Records:
# # # # #
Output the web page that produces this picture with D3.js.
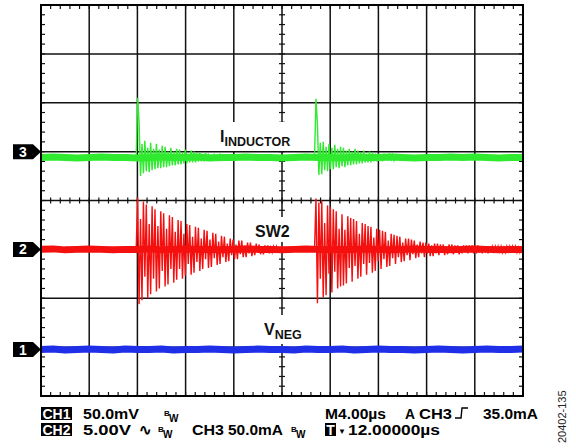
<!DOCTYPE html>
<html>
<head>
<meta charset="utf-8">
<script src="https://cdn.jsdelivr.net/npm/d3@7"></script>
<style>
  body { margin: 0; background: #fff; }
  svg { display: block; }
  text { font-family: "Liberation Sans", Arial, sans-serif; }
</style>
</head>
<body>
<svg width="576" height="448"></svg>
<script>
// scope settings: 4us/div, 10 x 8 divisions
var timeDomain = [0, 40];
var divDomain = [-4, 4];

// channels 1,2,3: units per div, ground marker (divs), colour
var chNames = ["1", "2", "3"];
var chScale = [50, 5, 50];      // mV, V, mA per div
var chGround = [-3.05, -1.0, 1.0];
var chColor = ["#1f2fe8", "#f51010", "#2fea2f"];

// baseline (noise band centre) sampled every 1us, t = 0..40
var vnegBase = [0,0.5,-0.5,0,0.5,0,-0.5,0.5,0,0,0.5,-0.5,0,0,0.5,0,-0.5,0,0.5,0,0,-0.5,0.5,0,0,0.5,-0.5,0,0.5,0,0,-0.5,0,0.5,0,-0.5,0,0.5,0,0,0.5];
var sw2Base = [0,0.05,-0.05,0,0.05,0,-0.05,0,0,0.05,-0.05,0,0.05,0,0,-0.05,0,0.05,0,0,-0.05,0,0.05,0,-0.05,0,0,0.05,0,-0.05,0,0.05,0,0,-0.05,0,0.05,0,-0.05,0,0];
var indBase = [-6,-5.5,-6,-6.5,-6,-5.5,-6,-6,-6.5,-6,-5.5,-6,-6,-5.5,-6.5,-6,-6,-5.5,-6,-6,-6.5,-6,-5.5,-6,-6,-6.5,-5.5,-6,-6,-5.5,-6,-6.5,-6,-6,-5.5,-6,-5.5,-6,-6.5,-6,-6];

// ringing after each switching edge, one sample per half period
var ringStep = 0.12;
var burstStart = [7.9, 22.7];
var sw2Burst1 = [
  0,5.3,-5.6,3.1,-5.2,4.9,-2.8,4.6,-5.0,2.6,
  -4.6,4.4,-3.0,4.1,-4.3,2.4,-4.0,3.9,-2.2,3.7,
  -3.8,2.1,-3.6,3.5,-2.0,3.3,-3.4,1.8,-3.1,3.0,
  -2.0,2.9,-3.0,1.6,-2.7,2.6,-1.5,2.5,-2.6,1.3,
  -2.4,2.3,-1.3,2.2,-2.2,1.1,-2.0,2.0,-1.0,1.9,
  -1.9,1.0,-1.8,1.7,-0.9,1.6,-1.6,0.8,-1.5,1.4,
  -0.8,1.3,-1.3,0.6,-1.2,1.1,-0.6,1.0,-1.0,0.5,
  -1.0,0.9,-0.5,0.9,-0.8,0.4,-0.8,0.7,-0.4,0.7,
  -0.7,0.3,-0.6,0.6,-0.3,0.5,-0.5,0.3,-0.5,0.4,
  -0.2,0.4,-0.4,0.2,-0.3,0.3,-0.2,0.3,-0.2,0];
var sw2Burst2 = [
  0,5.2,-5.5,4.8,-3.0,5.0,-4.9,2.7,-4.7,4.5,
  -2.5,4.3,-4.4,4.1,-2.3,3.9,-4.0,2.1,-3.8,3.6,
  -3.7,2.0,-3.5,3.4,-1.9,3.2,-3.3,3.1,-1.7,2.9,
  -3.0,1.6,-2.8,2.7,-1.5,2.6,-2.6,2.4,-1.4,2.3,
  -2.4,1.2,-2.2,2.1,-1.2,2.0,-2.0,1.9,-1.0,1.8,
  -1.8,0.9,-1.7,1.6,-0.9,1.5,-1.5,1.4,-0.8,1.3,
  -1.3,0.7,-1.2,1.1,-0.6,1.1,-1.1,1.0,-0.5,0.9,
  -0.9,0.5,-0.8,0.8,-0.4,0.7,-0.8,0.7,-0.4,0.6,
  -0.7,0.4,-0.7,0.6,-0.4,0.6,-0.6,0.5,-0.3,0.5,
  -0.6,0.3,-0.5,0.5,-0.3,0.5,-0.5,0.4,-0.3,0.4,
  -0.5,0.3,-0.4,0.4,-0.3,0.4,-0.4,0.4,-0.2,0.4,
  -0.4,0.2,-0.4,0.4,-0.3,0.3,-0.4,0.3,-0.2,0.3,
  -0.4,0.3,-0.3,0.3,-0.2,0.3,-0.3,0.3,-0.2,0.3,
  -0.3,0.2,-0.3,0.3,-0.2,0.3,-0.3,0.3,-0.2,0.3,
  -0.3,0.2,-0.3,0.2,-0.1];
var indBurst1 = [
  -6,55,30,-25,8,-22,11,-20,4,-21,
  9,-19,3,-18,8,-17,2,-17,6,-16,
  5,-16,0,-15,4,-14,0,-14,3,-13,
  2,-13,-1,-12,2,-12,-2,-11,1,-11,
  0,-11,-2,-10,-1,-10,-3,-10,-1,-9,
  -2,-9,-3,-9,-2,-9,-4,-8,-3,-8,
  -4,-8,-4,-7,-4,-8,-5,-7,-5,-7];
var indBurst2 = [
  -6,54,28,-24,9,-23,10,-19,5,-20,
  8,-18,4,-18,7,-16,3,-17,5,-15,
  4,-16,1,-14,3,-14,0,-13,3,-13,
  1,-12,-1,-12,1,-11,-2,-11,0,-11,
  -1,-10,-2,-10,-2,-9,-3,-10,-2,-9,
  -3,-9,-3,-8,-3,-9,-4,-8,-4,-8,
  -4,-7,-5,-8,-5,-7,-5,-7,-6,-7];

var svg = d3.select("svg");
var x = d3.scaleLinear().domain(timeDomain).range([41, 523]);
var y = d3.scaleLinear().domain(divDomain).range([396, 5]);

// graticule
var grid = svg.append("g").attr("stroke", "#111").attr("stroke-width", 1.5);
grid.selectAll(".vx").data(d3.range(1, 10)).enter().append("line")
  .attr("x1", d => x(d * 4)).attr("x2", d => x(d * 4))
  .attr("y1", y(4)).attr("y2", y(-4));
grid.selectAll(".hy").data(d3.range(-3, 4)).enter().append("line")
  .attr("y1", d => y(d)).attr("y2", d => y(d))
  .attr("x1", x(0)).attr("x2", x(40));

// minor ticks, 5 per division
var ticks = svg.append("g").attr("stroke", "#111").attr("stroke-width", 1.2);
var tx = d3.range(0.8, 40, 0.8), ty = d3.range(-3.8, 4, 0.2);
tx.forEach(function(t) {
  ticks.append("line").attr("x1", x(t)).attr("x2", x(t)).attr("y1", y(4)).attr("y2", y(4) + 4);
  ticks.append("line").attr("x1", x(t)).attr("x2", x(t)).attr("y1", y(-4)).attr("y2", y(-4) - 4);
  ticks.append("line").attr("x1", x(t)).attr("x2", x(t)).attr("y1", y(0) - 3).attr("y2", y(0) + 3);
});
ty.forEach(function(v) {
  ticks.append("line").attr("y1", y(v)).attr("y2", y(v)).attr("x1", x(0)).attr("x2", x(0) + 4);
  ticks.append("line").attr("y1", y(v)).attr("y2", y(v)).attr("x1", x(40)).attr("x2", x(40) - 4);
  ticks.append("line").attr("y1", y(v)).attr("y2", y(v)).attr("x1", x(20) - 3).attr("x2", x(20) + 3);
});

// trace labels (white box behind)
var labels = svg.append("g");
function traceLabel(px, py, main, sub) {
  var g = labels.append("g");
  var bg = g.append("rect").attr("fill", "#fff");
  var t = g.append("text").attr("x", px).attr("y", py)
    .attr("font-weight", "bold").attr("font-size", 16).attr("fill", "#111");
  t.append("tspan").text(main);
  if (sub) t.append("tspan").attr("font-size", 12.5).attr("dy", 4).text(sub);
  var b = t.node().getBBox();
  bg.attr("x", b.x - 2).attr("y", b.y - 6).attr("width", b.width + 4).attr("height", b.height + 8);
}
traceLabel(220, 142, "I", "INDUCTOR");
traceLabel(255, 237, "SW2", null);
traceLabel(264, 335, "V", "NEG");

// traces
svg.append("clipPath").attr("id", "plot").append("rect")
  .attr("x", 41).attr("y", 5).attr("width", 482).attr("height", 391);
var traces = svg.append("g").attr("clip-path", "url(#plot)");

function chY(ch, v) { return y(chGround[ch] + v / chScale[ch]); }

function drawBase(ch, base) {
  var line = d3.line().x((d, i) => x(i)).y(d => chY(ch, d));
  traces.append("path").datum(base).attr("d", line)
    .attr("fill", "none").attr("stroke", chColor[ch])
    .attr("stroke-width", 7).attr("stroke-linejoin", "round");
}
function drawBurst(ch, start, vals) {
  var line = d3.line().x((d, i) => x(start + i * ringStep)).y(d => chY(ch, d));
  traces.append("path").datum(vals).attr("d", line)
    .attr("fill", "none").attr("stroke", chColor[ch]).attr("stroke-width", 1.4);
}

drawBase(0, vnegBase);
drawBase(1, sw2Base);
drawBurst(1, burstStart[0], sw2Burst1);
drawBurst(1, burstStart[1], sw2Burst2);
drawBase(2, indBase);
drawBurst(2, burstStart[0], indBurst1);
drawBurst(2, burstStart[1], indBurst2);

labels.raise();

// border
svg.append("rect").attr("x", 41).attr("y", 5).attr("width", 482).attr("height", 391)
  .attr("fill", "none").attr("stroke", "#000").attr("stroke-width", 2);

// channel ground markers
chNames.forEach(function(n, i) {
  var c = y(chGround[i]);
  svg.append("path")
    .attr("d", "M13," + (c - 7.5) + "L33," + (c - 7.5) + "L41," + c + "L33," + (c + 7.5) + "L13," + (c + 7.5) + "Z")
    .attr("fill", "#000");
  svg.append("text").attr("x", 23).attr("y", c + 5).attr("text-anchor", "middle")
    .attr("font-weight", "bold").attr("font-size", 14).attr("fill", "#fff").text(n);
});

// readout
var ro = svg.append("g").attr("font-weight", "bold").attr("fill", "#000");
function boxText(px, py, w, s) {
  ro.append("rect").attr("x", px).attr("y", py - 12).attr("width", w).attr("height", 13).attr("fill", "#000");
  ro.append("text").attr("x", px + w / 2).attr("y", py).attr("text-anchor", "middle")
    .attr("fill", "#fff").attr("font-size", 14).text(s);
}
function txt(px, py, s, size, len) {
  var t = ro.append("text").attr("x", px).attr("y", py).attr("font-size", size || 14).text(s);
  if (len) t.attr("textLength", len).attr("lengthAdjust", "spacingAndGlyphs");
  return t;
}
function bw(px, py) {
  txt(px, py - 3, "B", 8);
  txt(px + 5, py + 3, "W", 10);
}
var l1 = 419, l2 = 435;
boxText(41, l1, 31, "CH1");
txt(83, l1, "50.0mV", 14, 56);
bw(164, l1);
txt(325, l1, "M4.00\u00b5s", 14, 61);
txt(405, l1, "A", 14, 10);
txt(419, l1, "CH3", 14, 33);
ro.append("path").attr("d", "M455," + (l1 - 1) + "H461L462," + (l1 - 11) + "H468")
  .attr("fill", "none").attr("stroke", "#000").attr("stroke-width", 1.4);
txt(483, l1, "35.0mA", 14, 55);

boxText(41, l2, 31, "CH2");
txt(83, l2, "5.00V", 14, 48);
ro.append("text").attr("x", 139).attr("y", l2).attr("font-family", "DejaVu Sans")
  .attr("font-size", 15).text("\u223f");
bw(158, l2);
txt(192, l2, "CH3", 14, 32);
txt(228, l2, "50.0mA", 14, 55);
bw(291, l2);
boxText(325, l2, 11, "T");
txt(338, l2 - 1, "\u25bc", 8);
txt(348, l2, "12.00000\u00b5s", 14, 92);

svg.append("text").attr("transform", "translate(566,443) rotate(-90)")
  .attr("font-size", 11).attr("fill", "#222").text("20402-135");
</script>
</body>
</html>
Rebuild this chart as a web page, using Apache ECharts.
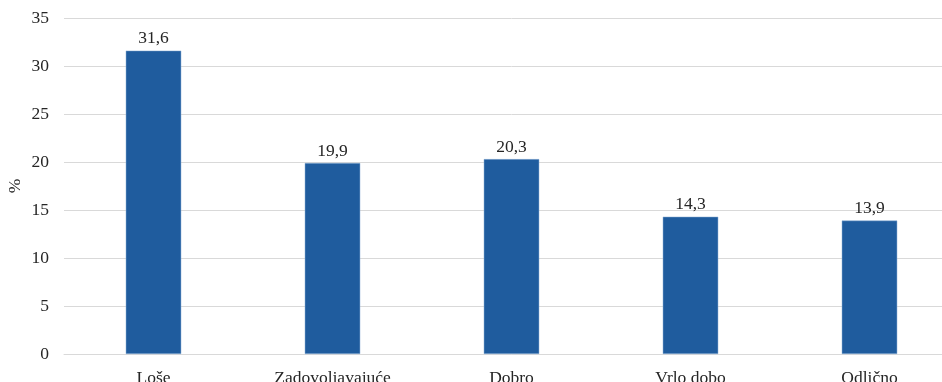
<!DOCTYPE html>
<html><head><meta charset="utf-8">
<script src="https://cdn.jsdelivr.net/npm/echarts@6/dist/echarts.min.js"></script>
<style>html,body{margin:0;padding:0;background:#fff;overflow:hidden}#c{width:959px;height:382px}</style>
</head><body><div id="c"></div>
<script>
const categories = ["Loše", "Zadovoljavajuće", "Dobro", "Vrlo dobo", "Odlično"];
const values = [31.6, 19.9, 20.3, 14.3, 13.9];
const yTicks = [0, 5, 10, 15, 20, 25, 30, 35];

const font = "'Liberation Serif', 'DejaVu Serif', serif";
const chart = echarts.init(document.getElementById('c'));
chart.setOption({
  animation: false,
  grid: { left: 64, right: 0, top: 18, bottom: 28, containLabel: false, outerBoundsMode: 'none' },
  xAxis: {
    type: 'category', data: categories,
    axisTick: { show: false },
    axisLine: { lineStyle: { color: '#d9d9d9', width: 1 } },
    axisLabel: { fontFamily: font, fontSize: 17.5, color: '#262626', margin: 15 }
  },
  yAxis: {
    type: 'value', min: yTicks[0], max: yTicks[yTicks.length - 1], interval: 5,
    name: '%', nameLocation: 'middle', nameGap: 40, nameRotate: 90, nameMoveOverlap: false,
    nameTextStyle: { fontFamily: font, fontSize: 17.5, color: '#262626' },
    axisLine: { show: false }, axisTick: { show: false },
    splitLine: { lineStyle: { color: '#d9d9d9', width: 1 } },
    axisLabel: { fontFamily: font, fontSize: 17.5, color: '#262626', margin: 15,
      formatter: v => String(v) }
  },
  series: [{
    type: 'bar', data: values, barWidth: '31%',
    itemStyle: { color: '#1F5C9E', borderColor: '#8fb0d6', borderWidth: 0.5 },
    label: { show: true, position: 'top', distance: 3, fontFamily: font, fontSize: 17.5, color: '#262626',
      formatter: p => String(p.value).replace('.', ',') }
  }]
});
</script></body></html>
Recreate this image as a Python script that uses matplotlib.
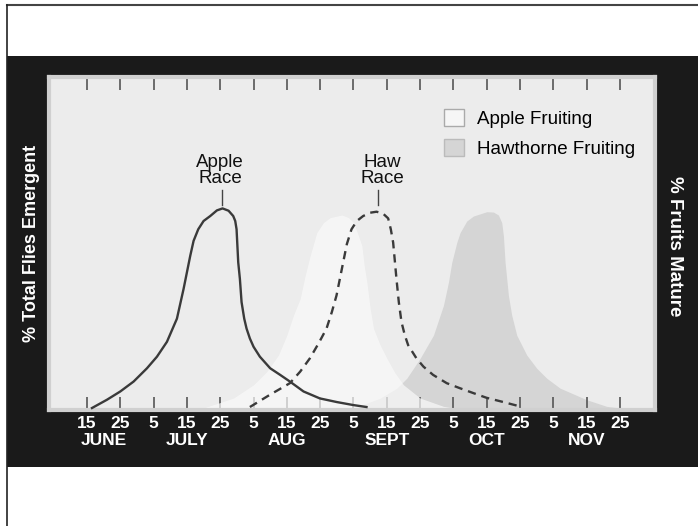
# # # # #
Search the listing above for the string "page". Copy every line that contains it.

Output the web page that produces this picture with D3.js.
Rebuild this chart as a web page, using Apache ECharts.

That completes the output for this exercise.